You can follow any responses to this entry through the RSS 2.0 feed.

Both comments and pings are currently closed.

  1. Clint Byrum says:

    Its probably worth noting that most of the excitement around CEPH is around its block device scalability, and not its filesystem performance.

  2. Jeff Darcy says:

    That’s true, Clint. On the other hand, as I was just saying to someone on Google+, there’s not likely to be much difference at that level. The preferred method in both cases is to use the qemu driver, with librados for Ceph and libgfapi (not FUSE). The filesystem layer is the hard part to implement without sacrificing performance, which is probably why it’s taking so long to mature. I’d love to do block-storage comparisons, and object-storage comparisons too, but I had to start somewhere.

  3. Is Gluster going to support block storage? In particular, will it be useable as a volume storage backend in OpenStack?

  4. Jeff Darcy says:

    GlusterFS already supports block storage in a general sense, either via loopback or more recently via qemu driver (equivalent to Ceph’s RBD, written by IBM). For OpenStack specifically, I know there are integration efforts going on but don’t know enough about the details to comment intelligently.

  5. Jamie Begin says:

    Can you clarify what you mean by “For these tests I used a pair of 8GB cloud servers”?

    Wouldn’t using hardware that you have physical access to be more useful when benchmarking a filesystem? Cloud-based block storage performance is often wildly erratic and there are many underlying variables that can’t be controlled for.

  6. Jeff Darcy says:

    Did you read the first two paragraphs, Jamie? I did try to run on physical servers first, but then I ran into the extreme RHEL-unfriendliness of the Ceph build and it was easier to spin up a few cloud servers than to reinstall the OS on the physical ones for their sake. That approach also has the advantage that others can reproduce my results.

    I’m well aware of the variability in cloud block storage performance, but it is possible to measure and correct for that.
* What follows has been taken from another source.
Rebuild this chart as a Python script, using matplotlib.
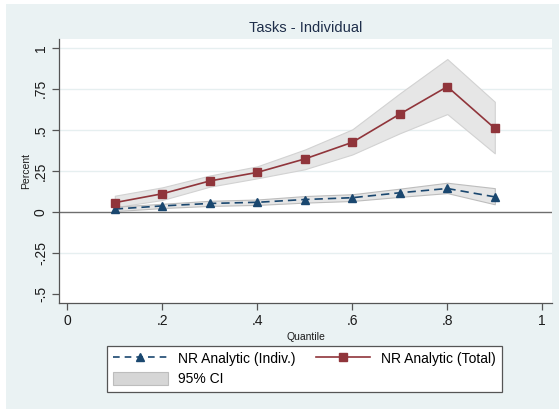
import matplotlib
matplotlib.use("Agg")
import matplotlib.pyplot as plt
from matplotlib.patches import Rectangle, Patch
from matplotlib.lines import Line2D

plt.rcParams['font.family'] = ['Liberation Sans', 'DejaVu Sans']

quantiles = [0.1, 0.2, 0.3, 0.4, 0.5, 0.6, 0.7, 0.8, 0.9]
indiv = [0.018, 0.037, 0.052, 0.059, 0.076, 0.087, 0.117, 0.143, 0.092]
indiv_lo = [0.005, 0.024, 0.037, 0.043, 0.057, 0.067, 0.092, 0.115, 0.047]
indiv_hi = [0.032, 0.050, 0.068, 0.076, 0.097, 0.108, 0.142, 0.178, 0.145]
total = [0.057, 0.111, 0.189, 0.241, 0.323, 0.424, 0.596, 0.763, 0.509]
total_lo = [0.029, 0.073, 0.154, 0.205, 0.260, 0.350, 0.479, 0.596, 0.357]
total_hi = [0.099, 0.150, 0.222, 0.278, 0.380, 0.503, 0.722, 0.931, 0.671]
xticks = [0, 0.2, 0.4, 0.6, 0.8, 1]
xticklabels = ['0', '.2', '.4', '.6', '.8', '1']
yticks = [-0.5, -0.25, 0, 0.25, 0.5, 0.75, 1]
yticklabels = ['-.5', '-.25', '0', '.25', '.5', '.75', '1']

W, H = 559, 409
fig = plt.figure(figsize=(W / 100, H / 100), dpi=100)
fig.patch.set_facecolor('white')
bg = '#EAF2F3'
fig.patches.append(Rectangle((6 / W, 0), 1 - 6 / W, 1 - 4 / H, transform=fig.transFigure,
                             facecolor=bg, edgecolor='none', zorder=-10))

ax = fig.add_axes([59 / W, 1 - 303 / H, (552 - 59) / W, (303 - 39) / H])
ax.set_facecolor('white')

navy = '#1A476F'
maroon = '#90353B'
ci_face = '#E6E6E6'
ci_edge = '#D2D2D2'

for yv in [-0.25, 0.25, 0.5, 0.75, 1]:
    ax.axhline(yv, color='#E6EFF0', lw=1.0, zorder=0)
ax.axhline(0, color='#6E6E6E', lw=1.0, zorder=1)

ax.fill_between(quantiles, total_lo, total_hi, facecolor=ci_face, edgecolor=ci_edge, lw=0.8, zorder=2)
ax.fill_between(quantiles, indiv_lo, indiv_hi, facecolor=ci_face, edgecolor='#BDBDBD', lw=0.8, zorder=2)
ax.plot(quantiles, indiv, color=navy, ls=(0, (5, 3)), lw=1.2, marker='^', ms=6, zorder=4)
ax.plot(quantiles, total, color=maroon, ls='-', lw=1.2, marker='s', ms=5.8, zorder=4)

ax.set_xlim((59 - 67.3) / 475, (552 - 67.3) / 475)
ax.set_ylim(-0.554, 1.053)
ax.set_xticks(xticks)
ax.set_xticklabels(xticklabels, fontsize=10)
ax.set_yticks(yticks)
ax.set_yticklabels(yticklabels, fontsize=10, rotation=90, va='center')
ax.tick_params(axis='both', direction='out', length=5, width=0.9, color='#555555', labelcolor='#1a1a1a', pad=3)

for s in ['top', 'right']:
    ax.spines[s].set_visible(False)
for s in ['left', 'bottom']:
    ax.spines[s].set_color('#555555')
    ax.spines[s].set_linewidth(0.9)

ax.set_xlabel('Quantile', fontsize=7.5, labelpad=3, color='#1a1a1a')
ax.set_ylabel('Percent', fontsize=7.5, labelpad=2, color='#1a1a1a')
fig.text(305.5 / W, 1 - 28 / H, 'Tasks - Individual', ha='center', va='center', fontsize=10.5, color='#1E2E4A')

h_indiv = Line2D([], [], color=navy, ls=(0, (4, 3)), lw=1.2, marker='^', ms=5.5)
h_total = Line2D([], [], color=maroon, ls='-', lw=1.2, marker='s', ms=5.3)
h_ci = Patch(facecolor='#D6D6D6', edgecolor='#BDBDBD', lw=0.8)
leg = fig.legend([h_indiv, h_ci, h_total], ['NR Analytic (Indiv.)', '95% CI', 'NR Analytic (Total)'],
                 ncol=2, loc='center', bbox_to_anchor=(304.5 / W, 1 - 369 / H),
                 fontsize=10, frameon=True, fancybox=False, handlelength=3.9, handleheight=1.0,
                 handletextpad=0.75, columnspacing=1.5, labelspacing=0.45, borderpad=0.45,
                 edgecolor='#555555', facecolor='white', framealpha=1)
leg.get_frame().set_linewidth(0.9)

fig.savefig('out.png', dpi=100, facecolor=fig.get_facecolor())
When the block-storage performance is stable over a period of time[1] and the filesystem consistently captures less than a quarter of that performance, that’s not the block storage’s fault. Either the filesystem is overly sensitive to general *network* slowness (e.g. by incurring too many round trips per operation and/or by failing to parallelize/pipeline operations) or it has purely internal problems.

    [1] Not hard to find on Rackspace or Storm on Demand’s SSD servers. Cleverkite’s servers are consistent, but consistently *bad*. Digital Ocean’s are good for a few brief moments, then get throttled into oblivion. Amazon’s are just all over the map all of the time, which is why I don’t do tests there unless I’m specifically testing a new Amazon instance type. Remember, cloud != Amazon.

  7. Jeff Darcy says:

    I was able to run some tests on a couple of machines at work: 8x 2.4GHz Westmere CPUs, 24GB memory, 7x SAS disks each, running RHS 2.0 (approximately RHEL 6.2) with GlusterFS 3.3.1 and Ceph 0.56 (Bobtail). The numbers for disk were uninteresting in both cases, so I switched to using ramdisks. Then I had to install Fedora 18 in a VM on the client (servers are still bare metal) because the Ceph kernel client won’t even build on a kernel that old and I didn’t really feel like blowing away the OS on one of my machines for a competitor’s sake. It’s not ideal by any stretch, but at least it doesn’t have any random variation from other users.

    In that configuration, Ceph actually managed to win significantly for medium thread counts (10-20 threads) but had much greater variability and *huge* CPU usage (over 400% sometimes) in the OSD daemons. This makes for a much more interesting performance/scalability picture with a less clear winner, but I’m too tired after fighting with SELinux all evening to turn the results into pretty graphs right now.

  8. Sunghost says:

    thx for that. i am looking actualy for a good system for videostreaming and tried moosefs which performed under 50MBit now i am looking to another better system, whould you use glusterfs for that?

  9. John Wallace says:

    Thanks for doing this work!! We are looking for a new distributed file system to possibly replace our 20 year old OpenAFS cell and Ceph and GlusterFS are both on our list.

  10. Mattias Eliasson says:

    It should be noted that besides Ceph scalability it also have self-healability and self-management as a design goal. If you want performance you could add OpenAFS on top of it for aggressive local caching.

    Its design goal makes Ceph a lot easier to deploy than GlusterFS and for that reason alone I prefer Ceph.

    Of course its not entirely plug and play but its far closer to that than any other cloud storage I have tried. That includes OpenAFS.

    Personally I plan to use Ceph even as a local file-system in order to use spread data among disks where I see it as far superior compared to ZFS and other local enterprise file-systems.

    On another issue… There are more than one distributed filesystem out there and when I look at GlusterFS and Ceph I see a lot of redundant code in both projects. I do not know how many CRC32 implementations I have seen in my life for example (i don’t remember if GlusterFS have one but its still a good example). Of course the real problem are that a lot of processors these days have CRC32 in hardware. In Solaris there are system API:s for such algorithms, with a system wide implementation. And on UltraSPARC that implementation are in hardware. That’s one issue I have with code redundancy. The others are that it also means bug redundancy, if there are an error in many CRC32 implementations, how do I know which applications are affected. If all of them use a common shared library I would know for certain.

    This is something that both GlusterFS and Ceph developer should consider… share as much code as possible and do it in some easy to use packaging.. like libcrc32.so… Of course in order to have system-wide libraries that replace all per-application implementation this may need to be utilizing another licence than GPL.

    There are also a lot of public domain code in the SQLite project that overlaps cluster file-system projects. For example CRC32.